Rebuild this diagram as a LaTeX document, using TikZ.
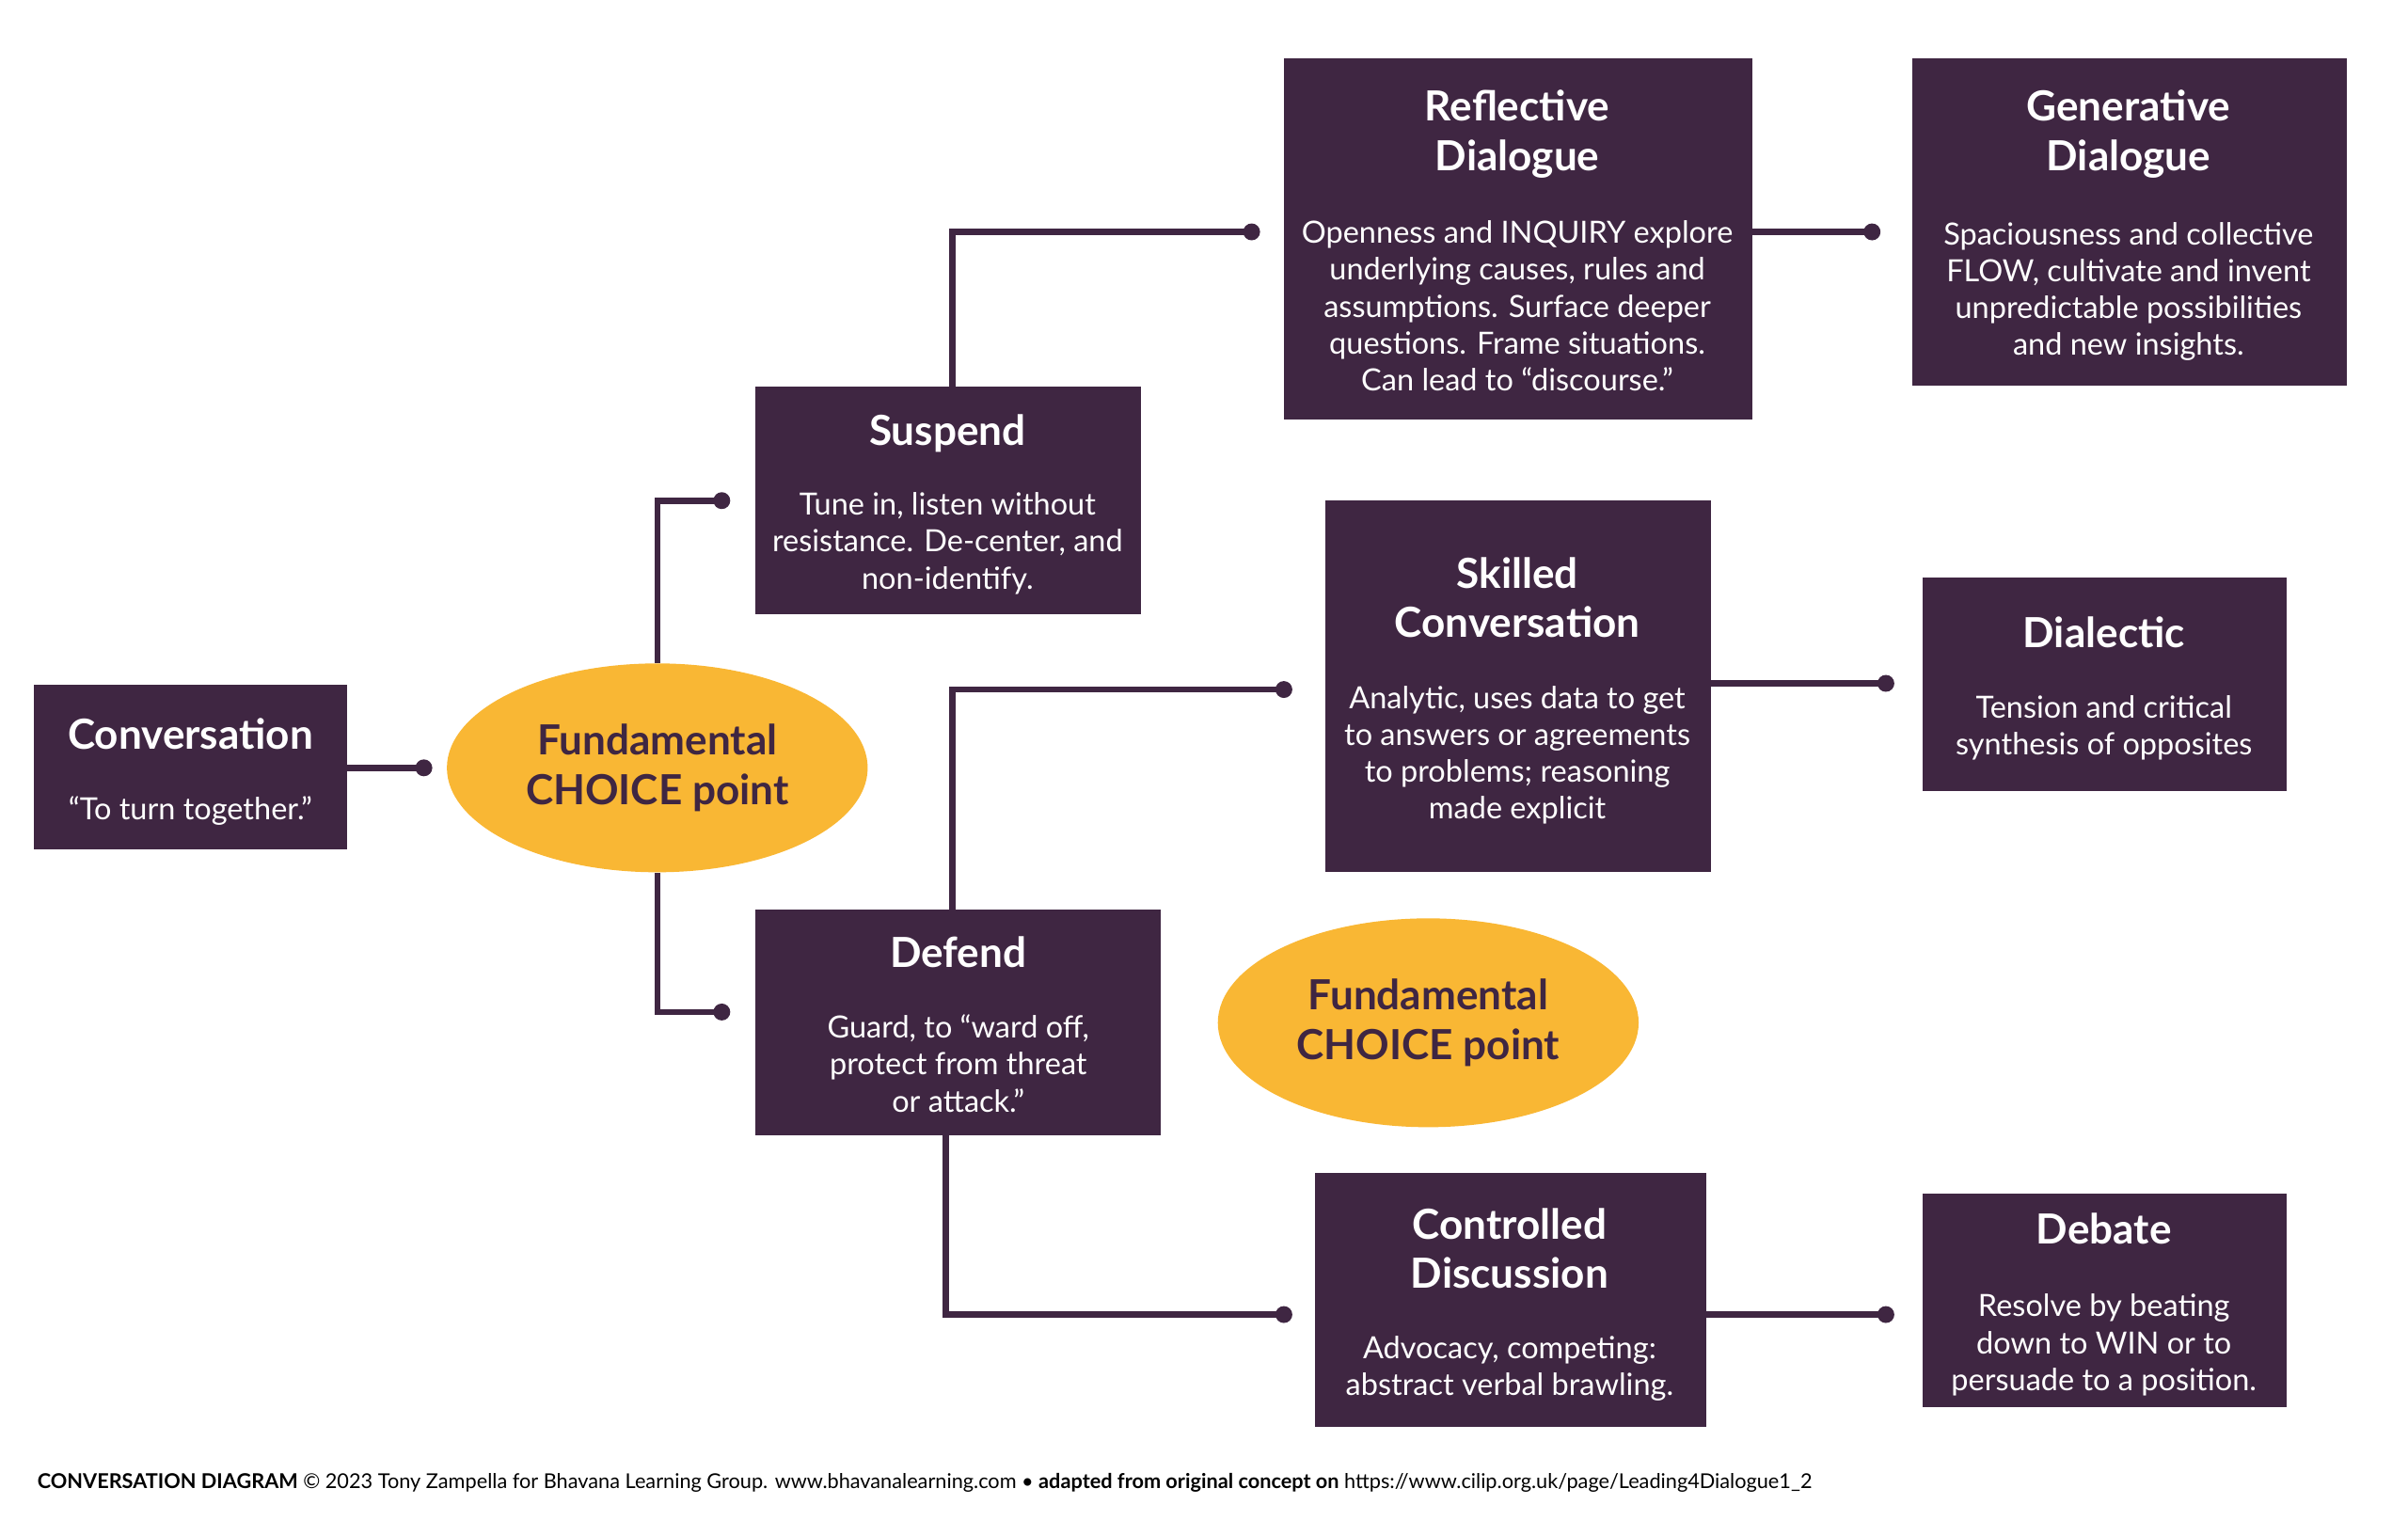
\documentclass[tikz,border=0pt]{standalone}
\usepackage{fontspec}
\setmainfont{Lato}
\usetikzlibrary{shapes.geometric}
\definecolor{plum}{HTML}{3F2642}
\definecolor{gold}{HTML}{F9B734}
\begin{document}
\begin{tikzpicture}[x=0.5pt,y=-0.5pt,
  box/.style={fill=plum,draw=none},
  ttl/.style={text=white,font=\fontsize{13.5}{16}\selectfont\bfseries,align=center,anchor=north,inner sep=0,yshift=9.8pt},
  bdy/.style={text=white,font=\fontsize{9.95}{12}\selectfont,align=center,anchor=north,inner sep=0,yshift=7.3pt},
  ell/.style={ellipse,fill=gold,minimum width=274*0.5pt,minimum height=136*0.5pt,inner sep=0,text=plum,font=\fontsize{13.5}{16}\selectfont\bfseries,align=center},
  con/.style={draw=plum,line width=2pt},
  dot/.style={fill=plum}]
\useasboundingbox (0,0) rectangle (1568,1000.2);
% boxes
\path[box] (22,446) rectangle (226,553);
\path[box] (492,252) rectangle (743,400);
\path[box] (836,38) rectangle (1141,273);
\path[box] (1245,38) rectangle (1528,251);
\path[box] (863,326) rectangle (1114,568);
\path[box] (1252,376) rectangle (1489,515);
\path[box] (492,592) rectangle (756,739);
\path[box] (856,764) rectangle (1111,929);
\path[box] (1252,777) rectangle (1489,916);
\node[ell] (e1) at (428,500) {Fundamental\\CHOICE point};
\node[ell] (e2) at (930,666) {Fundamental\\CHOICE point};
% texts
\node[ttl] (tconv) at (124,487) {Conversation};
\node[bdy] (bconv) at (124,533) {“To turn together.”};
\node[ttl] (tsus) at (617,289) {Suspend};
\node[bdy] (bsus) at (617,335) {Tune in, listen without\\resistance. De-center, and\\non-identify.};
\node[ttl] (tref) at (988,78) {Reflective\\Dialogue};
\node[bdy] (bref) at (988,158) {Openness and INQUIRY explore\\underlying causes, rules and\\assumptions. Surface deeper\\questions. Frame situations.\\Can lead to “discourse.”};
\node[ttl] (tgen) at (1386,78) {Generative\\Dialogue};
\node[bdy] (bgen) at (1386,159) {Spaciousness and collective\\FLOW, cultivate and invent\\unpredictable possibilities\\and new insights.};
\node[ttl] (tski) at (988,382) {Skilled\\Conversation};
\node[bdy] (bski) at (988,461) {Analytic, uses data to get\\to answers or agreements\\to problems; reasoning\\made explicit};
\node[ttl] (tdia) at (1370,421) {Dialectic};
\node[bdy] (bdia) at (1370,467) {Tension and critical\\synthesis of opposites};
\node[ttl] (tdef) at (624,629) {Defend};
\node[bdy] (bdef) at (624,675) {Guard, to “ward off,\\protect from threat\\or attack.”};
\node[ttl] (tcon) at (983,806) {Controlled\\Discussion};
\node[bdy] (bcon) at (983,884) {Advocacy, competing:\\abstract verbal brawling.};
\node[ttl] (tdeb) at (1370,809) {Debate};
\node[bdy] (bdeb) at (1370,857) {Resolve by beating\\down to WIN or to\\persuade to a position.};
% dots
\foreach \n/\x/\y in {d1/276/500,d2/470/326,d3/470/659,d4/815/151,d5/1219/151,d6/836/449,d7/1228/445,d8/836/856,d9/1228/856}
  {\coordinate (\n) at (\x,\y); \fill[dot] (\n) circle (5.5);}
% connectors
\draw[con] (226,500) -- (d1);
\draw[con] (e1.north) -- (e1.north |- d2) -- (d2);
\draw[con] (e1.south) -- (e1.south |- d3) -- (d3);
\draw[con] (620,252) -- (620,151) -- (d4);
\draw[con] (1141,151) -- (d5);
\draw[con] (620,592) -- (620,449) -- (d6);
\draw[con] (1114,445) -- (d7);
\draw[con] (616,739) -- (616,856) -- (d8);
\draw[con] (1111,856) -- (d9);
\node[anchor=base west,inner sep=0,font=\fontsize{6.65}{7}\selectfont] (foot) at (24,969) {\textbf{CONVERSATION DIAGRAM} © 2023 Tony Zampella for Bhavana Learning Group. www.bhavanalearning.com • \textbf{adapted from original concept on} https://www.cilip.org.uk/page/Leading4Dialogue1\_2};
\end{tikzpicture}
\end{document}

□ □ □ □ □

=== Instruction ===
Quote the preceding listing precisely and completely, omitting its images.

=== Answer ===
Rebuild this diagram as a LaTeX document, using TikZ.
\documentclass[tikz,border=0pt]{standalone}
\usepackage{fontspec}
\setmainfont{Lato}
\usetikzlibrary{shapes.geometric}
\definecolor{plum}{HTML}{3F2642}
\definecolor{gold}{HTML}{F9B734}
\begin{document}
\begin{tikzpicture}[x=0.5pt,y=-0.5pt,
  box/.style={fill=plum,draw=none},
  ttl/.style={text=white,font=\fontsize{13.5}{16}\selectfont\bfseries,align=center,anchor=north,inner sep=0,yshift=9.8pt},
  bdy/.style={text=white,font=\fontsize{9.95}{12}\selectfont,align=center,anchor=north,inner sep=0,yshift=7.3pt},
  ell/.style={ellipse,fill=gold,minimum width=274*0.5pt,minimum height=136*0.5pt,inner sep=0,text=plum,font=\fontsize{13.5}{16}\selectfont\bfseries,align=center},
  con/.style={draw=plum,line width=2pt},
  dot/.style={fill=plum}]
\useasboundingbox (0,0) rectangle (1568,1000.2);
% boxes
\path[box] (22,446) rectangle (226,553);
\path[box] (492,252) rectangle (743,400);
\path[box] (836,38) rectangle (1141,273);
\path[box] (1245,38) rectangle (1528,251);
\path[box] (863,326) rectangle (1114,568);
\path[box] (1252,376) rectangle (1489,515);
\path[box] (492,592) rectangle (756,739);
\path[box] (856,764) rectangle (1111,929);
\path[box] (1252,777) rectangle (1489,916);
\node[ell] (e1) at (428,500) {Fundamental\\CHOICE point};
\node[ell] (e2) at (930,666) {Fundamental\\CHOICE point};
% texts
\node[ttl] (tconv) at (124,487) {Conversation};
\node[bdy] (bconv) at (124,533) {“To turn together.”};
\node[ttl] (tsus) at (617,289) {Suspend};
\node[bdy] (bsus) at (617,335) {Tune in, listen without\\resistance. De-center, and\\non-identify.};
\node[ttl] (tref) at (988,78) {Reflective\\Dialogue};
\node[bdy] (bref) at (988,158) {Openness and INQUIRY explore\\underlying causes, rules and\\assumptions. Surface deeper\\questions. Frame situations.\\Can lead to “discourse.”};
\node[ttl] (tgen) at (1386,78) {Generative\\Dialogue};
\node[bdy] (bgen) at (1386,159) {Spaciousness and collective\\FLOW, cultivate and invent\\unpredictable possibilities\\and new insights.};
\node[ttl] (tski) at (988,382) {Skilled\\Conversation};
\node[bdy] (bski) at (988,461) {Analytic, uses data to get\\to answers or agreements\\to problems; reasoning\\made explicit};
\node[ttl] (tdia) at (1370,421) {Dialectic};
\node[bdy] (bdia) at (1370,467) {Tension and critical\\synthesis of opposites};
\node[ttl] (tdef) at (624,629) {Defend};
\node[bdy] (bdef) at (624,675) {Guard, to “ward off,\\protect from threat\\or attack.”};
\node[ttl] (tcon) at (983,806) {Controlled\\Discussion};
\node[bdy] (bcon) at (983,884) {Advocacy, competing:\\abstract verbal brawling.};
\node[ttl] (tdeb) at (1370,809) {Debate};
\node[bdy] (bdeb) at (1370,857) {Resolve by beating\\down to WIN or to\\persuade to a position.};
% dots
\foreach \n/\x/\y in {d1/276/500,d2/470/326,d3/470/659,d4/815/151,d5/1219/151,d6/836/449,d7/1228/445,d8/836/856,d9/1228/856}
  {\coordinate (\n) at (\x,\y); \fill[dot] (\n) circle (5.5);}
% connectors
\draw[con] (226,500) -- (d1);
\draw[con] (e1.north) -- (e1.north |- d2) -- (d2);
\draw[con] (e1.south) -- (e1.south |- d3) -- (d3);
\draw[con] (620,252) -- (620,151) -- (d4);
\draw[con] (1141,151) -- (d5);
\draw[con] (620,592) -- (620,449) -- (d6);
\draw[con] (1114,445) -- (d7);
\draw[con] (616,739) -- (616,856) -- (d8);
\draw[con] (1111,856) -- (d9);
\node[anchor=base west,inner sep=0,font=\fontsize{6.65}{7}\selectfont] (foot) at (24,969) {\textbf{CONVERSATION DIAGRAM} © 2023 Tony Zampella for Bhavana Learning Group. www.bhavanalearning.com • \textbf{adapted from original concept on} https://www.cilip.org.uk/page/Leading4Dialogue1\_2};
\end{tikzpicture}
\end{document}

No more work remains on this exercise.